Julia is nowhere to be seen this time out since she was preggers during filming and growing larger with each waking moment. I’m sure George was afraid she might explode on him and spread her parenting germs his way, and Jules was probably afraid to get too near the set these days for fear that Brad’ quasi-Mrs. might make an appearance and adopt the fetus right out of her womb.
Instead, this time around the boys have added Ellen Barkin (Trust the Man) and her filtered camera lenses that are meant to trick us into believing she is still 30ish when she’s more than two decades past that dream. We’ve also got the addition of Luis Chávez (Delta Farce) in a dual role as good bad guy Nestor and his twin brother, who works in a dice-making factory in Mexico (don’t ask, it’s lame), but it is David Paymer (Resurrecting the Champ) as the absolute best comic relief ever that steals the show.
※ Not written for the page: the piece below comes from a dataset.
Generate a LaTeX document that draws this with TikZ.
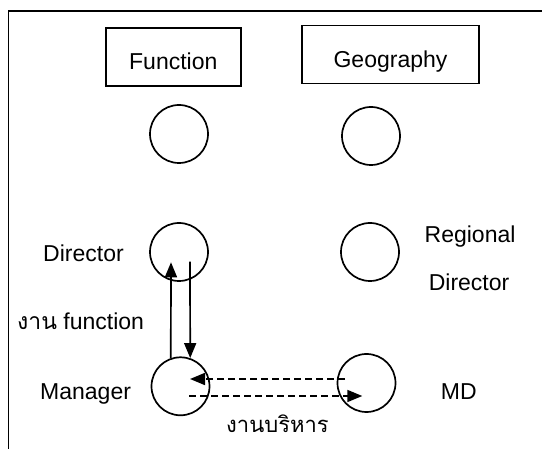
\documentclass[tikz,border=0pt]{standalone}
\usepackage{fontspec}
\setmainfont{Liberation Sans}
\newfontfamily\thaifont[Script=Thai]{Loma}
\usetikzlibrary{arrows.meta,calc}

\tikzset{
  headbox/.style={draw, line width=1.7pt, rectangle, minimum height=58pt,
    inner sep=0pt, font=\fontsize{23}{28}\selectfont, text depth=0pt},
  role/.style={draw, line width=1.7pt, circle, minimum size=58pt, inner sep=0pt},
  lbl/.style={inner sep=0pt, anchor=base west, font=\fontsize{23}{28}\selectfont},
  thailbl/.style={inner sep=0pt, anchor=base west, font=\fontsize{22}{28}\selectfont},
  flow/.style={line width=1.7pt, -{Triangle[length=15pt,width=12pt]}},
  dflow/.style={flow, dash pattern=on 7pt off 4pt}
}

\begin{document}
\begin{tikzpicture}[x=1pt, y=-1pt]
  \useasboundingbox (0,0) rectangle (542,449);
  \clip (0,0) rectangle (542,449);

  % outer frame, running off the right and bottom edges
  \draw[line width=1.7pt] (8.5,470) -- (8.5,11.3) -- (560,11.3);

  % column headings
  \node[headbox, minimum width=134.7pt, text height=26pt] (fbox) at (173.3,57) {Function};
  \node[headbox, minimum width=177pt, text height=27pt] (gbox) at (390.5,54.5) {Geography};

  % role circles
  \node[role] (c1)  at (179,134) {};
  \node[role] (c2)  at (371,136) {};
  \node[role] (dir) at (179,252) {};
  \node[role] (reg) at (370,252) {};
  \node[role] (mgr) at (180.5,386.3) {};
  \node[role] (md)  at (366.5,383) {};

  % role labels
  \node[lbl] (tdir) at (43,262) {Director};
  \node[lbl] (treg) at (424.5,243) {Regional};
  \node[lbl] (tregd) at (428.6,291) {Director};
  \node[lbl] (tfun) at (17,330) {{\thaifont งาน} function};
  \node[lbl] (tmgr) at (40,400) {Manager};
  \node[lbl] (tmd) at (440.7,399.3) {MD};
  \node[thailbl] (tadm) at (226,433) {\thaifont งานบริหาร};

  % arrow ends lying inside the circles
  \coordinate (upTip)    at ($(dir.center)+(-8,10.3)$);
  \coordinate (downTail) at ($(dir.center)+(11,9.7)$);
  \coordinate (leftTail) at ($(md.center)+(-21.5,-4)$);
  \coordinate (leftTip)  at ($(mgr.center)+(9.5,-7.3)$);
  \coordinate (rightTail) at ($(mgr.center)+(8.8,9.7)$);
  \coordinate (rightTip)  at ($(md.center)+(-4.2,13)$);

  % functional line between director and manager
  \draw[flow] (mgr.109) -- (upTip);
  \draw[flow] (downTail) -- (mgr.71);

  % administrative line between manager and MD
  \draw[dflow] (leftTail) -- (leftTip);
  \draw[dflow] (rightTail) -- (rightTip);
\end{tikzpicture}
\end{document}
His role, as a put-upon unnamed hotel critic on site to review evil Al Pacino’s new hotel, puts him in the sights of Danny Ocean and his boys, who are determined to make sure Pacino (88 Minutes), as Willie Bank, does not win the coveted “5 Star Diamond Award” for his outstanding new hotel. What these boys do to Paymer is not just wicked, but laugh out loud funny, and he couldn’t look more miserable if he tried.
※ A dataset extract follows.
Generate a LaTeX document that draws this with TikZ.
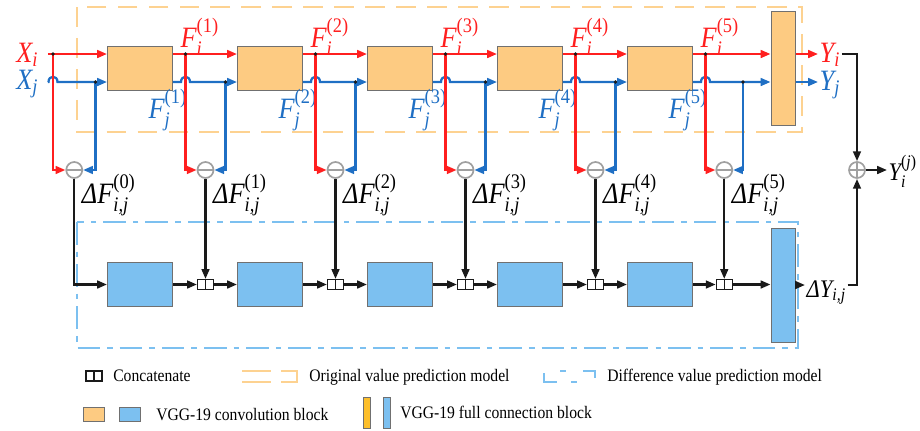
\documentclass[tikz,border=0pt]{standalone}
\usepackage{amsmath}
\usepackage{fontspec}
\setmainfont{Liberation Serif}[FakeStretch=0.89]
\usetikzlibrary{arrows.meta,positioning,calc}
\definecolor{vgFill}{HTML}{FDCB82}
\definecolor{vgSky}{HTML}{7CC0F0}
\definecolor{vgGold}{HTML}{FDBF2B}
\definecolor{vgRed}{HTML}{FF1F1F}
\definecolor{vgBlue}{HTML}{1F6FC4}
\definecolor{vgDash}{HTML}{FDD291}
\definecolor{vgEdge}{HTML}{707070}
\definecolor{vgRing}{HTML}{A0A0A0}
\definecolor{vgInk}{HTML}{1A1A1A}
\newcommand{\vi}[1]{\textit{#1}}
\tikzset{
  blk/.style={draw=vgEdge,line width=0.7pt,inner sep=0pt,minimum width=1.625cm,minimum height=1.1cm},
  oblk/.style={blk,fill=vgFill},
  dblk/.style={blk,fill=vgSky},
  tall/.style={minimum width=0.6cm,minimum height=2.85cm},
  flow/.style={line width=1.6pt,-{Triangle[length=7pt,width=5.5pt]}},
  rflow/.style={flow,draw=vgRed},
  bflow/.style={flow,draw=vgBlue},
  kflow/.style={flow,draw=vgInk},
  subop/.style={circle,draw=vgRing,fill=white,line width=1.2pt,minimum size=0.4cm,inner sep=0pt,
    path picture={\draw[vgRing,line width=1.2pt] (path picture bounding box.west) -- (path picture bounding box.east);}},
  addop/.style={circle,draw=vgRing,fill=white,line width=1.2pt,minimum size=0.4cm,inner sep=0pt,
    path picture={\draw[vgRing,line width=1.2pt] (path picture bounding box.west) -- (path picture bounding box.east)
      (path picture bounding box.north) -- (path picture bounding box.south);}},
  cat/.style={draw=vgInk,fill=white,line width=0.8pt,minimum width=0.4cm,minimum height=0.25cm,inner sep=0pt,
    path picture={\draw[vgInk,line width=0.8pt] (path picture bounding box.north) -- (path picture bounding box.south);}},
  jdot/.style={circle,fill=vgInk,inner sep=0pt,minimum size=2.6pt},
  symlbl/.style={font=\fontsize{21}{24}\selectfont,inner sep=1pt},
  smlbl/.style={font=\fontsize{18}{20}\selectfont,inner sep=1pt},
  legtxt/.style={font=\fontsize{12.5}{15}\selectfont,inner sep=0pt,anchor=base west},
  odash/.style={draw=vgDash,line width=1.5pt,dash pattern=on 14pt off 8pt},
  bdash/.style={draw=vgSky,line width=1.5pt,dash pattern=on 16pt off 5pt on 4pt off 5pt},
  legline/.style={line width=1.5pt},
}
\begin{document}
\begin{tikzpicture}[x=0.025cm,y=-0.025cm]
  \useasboundingbox (0,0) rectangle (920,430);
  \draw[odash] (77,7) rectangle (802,132);
  \draw[bdash] (77,222) rectangle (798,348);
  \coordinate (rl) at (0,54);
  \coordinate (bl) at (0,82);
  \node[inner sep=0pt] at (47,68) (xin) {};
  \node[symlbl,text=vgRed,anchor=base east] at (40,62) (xi) {$\vi{X}_{\vi{i}}$};
  \node[symlbl,text=vgBlue,anchor=base east] at (40,89) (xj) {$\vi{X}_{\vi{j}}$};

  \foreach \k in {1,...,5}{
    \node[oblk] at ({140+130*(\k-1)},68) (o\k) {};
    \node[dblk] at ({140+130*(\k-1)},284.5) (d\k) {};
    \node[symlbl,text=vgRed,anchor=base west] at ({179+130*(\k-1)},47) (fi\k) {$\vi{F}_{\vi{i}}^{\text{(\k)}}$};
    \node[symlbl,text=vgBlue,anchor=base west] at ({147+130*(\k-1)},118) (fj\k) {$\vi{F}_{\vi{j}}^{\text{(\k)}}$};
  }
  \node[oblk,tall] at (783,68.5) (of) {};
  \node[dblk,tall] at (783,285) (df) {};

  \foreach \k/\src/\dst/\rx/\bx in {0/xin/o1/53/95.5,1/o1/o2/185.5/225.5,2/o2/o3/315.5/355.5,
      3/o3/o4/445.5/485.5,4/o4/o5/575.5/615.5,5/o5/of/705.5/743}{
    \coordinate (r\k) at (\rx,54);
    \coordinate (b\k) at (\bx,82);
    \node[subop] at ({(\rx+\bx)/2},170) (m\k) {};
    \draw[rflow] (\src.east|-rl) -- (\dst.west|-rl);
    \draw[bflow] (\src.east|-bl) -- ($(r\k|-bl)+(-4.5,0)$) .. controls +(0,-7) and +(0,-7) .. ($(r\k|-bl)+(4.5,0)$)
      -- (\dst.west|-bl);
    \draw[rflow] (r\k) -- (r\k|-m\k) -- (m\k.west);
    \draw[bflow] (b\k) -- (b\k|-m\k) -- (m\k.east);
    \node[jdot] at (r\k) {};
    \node[jdot] at (b\k) {};
    \node[symlbl,anchor=base west] at ($(m\k)+(6,33)$) (g\k) {$\vi{Δ}\vi{F}_{\vi{i,j}}^{\text{(\k)}}$};
  }

  \draw[kflow] (m0.south) -- (m0|-d1.west) -- (d1.west);
  \foreach \k/\nxt in {1/d2,2/d3,3/d4,4/d5,5/df}{
    \node[cat] at (m\k|-d1) (c\k) {};
    \draw[kflow] (m\k.south) -- (c\k.north);
    \draw[kflow] (d\k.east) -- (c\k.west);
    \draw[kflow] (c\k.east) -- (\nxt.west|-c\k);
  }

  \node[symlbl,text=vgRed,anchor=base west] at (818,62) (yi) {$\vi{Y}_{\vi{i}}$};
  \node[symlbl,text=vgBlue,anchor=base west] at (818,90) (yj) {$\vi{Y}_{\vi{j}}$};
  \draw[rflow] (of.east|-rl) -- (yi.west|-rl);
  \draw[bflow] (of.east|-bl) -- (yj.west|-bl);
  \node[addop] at (857,170) (p) {};
  \node[smlbl,anchor=base west] at (887,180) (yo) {$\vi{Y}_{\vi{i}}^{\text{(\textit{j})}}$};
  \node[smlbl,anchor=base west] at (805,297) (dy) {$\vi{Δ}\vi{Y}_{\vi{i,j}}$};
  \draw[kflow] (yi.east|-rl) -- (p|-rl) -- (p.north);
  \draw[kflow] (p.east) -- (yo.west|-p);
  \draw[kflow] (df.east) -- (dy.west|-df.east);
  \draw[kflow] (dy.east|-df.east) -- (p|-df.east) -- (p.south);

  \node[cat] at (94,376) (lc) {};
  \node[legtxt] at (113,381) (lct) {Concatenate};
  \draw[legline,draw=vgDash] (242,371) -- (271,371) (242,382) -- (271,382)
    (281,371) -- (297,371) -- (297,382) -- (281,382);
  \node[legtxt] at (309,381) (lot) {Original value prediction model};
  \draw[legline,draw=vgSky] (544,373) -- (544,382) -- (557,382) (560,371) -- (566,371)
    (571,382) -- (577,382) (583,371) -- (595,371) -- (595,378);
  \node[legtxt] at (607,381) (ldt) {Difference value prediction model};
  \node[blk,fill=vgFill,minimum width=0.525cm,minimum height=0.35cm] at (93.5,414) (lo) {};
  \node[blk,fill=vgSky,minimum width=0.525cm,minimum height=0.35cm] at (130,414) (ls) {};
  \node[legtxt] at (156,420) (lvt) {VGG-19 convolution block};
  \node[blk,fill=vgGold,minimum width=0.175cm,minimum height=0.775cm] at (366.5,412.5) (lg) {};
  \node[blk,fill=vgSky,minimum width=0.175cm,minimum height=0.775cm] at (386.5,412.5) (lf) {};
  \node[legtxt] at (400,418) (lft) {VGG-19 full connection block};
\end{tikzpicture}
\end{document}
Speaking of being miserable, that is the whole point of what sketchy plot there is here. Ocean's 13 is a revenge comedy, with Danny's gang out to screw over Pacino for doing Elliott Gould/Rueben wrong. Other than that, there’s nothing much to know except you are going to spend two hours feeling like you are hanging out with the A-Listers in their fancy penthouses, out by their pools, in their casinos, etc. In other words, it is not about the story. It’s about the cast, and you are playing voyeur. You pay your money and you get to watch George, Brad, Matt, Don, Bernie Mac (Pride) and the rest of the drop-ins sit around and chat. And don’t think they don’t know it. There’s plenty of filler between plot steps, designed just for the opportunity to watch Brad eat, Matt read, and George smile. Incessantly. But the pay-off is in these in-jokes, the winks to the audience, and they are scattered like buckshot throughout the movie, as if screenwriting partners Brian Koppelman and David Levien (Walking Tall) are also columnists for Entertainment Weekly. Look, especially, for George’s advice to Brad at the close of the movie. There’s nothing more prophetic (or timely) than that.

If you like your tabloid trash but you are pooped of Paris and beat by Britney, then here is the perfect alternative. There’s glitz, glitter, stars, and shallowness, all in a comfortable, air-conditioned rocker (at the
Essex Cinemas, that is) and it is all guaranteed 100% Lohan-free.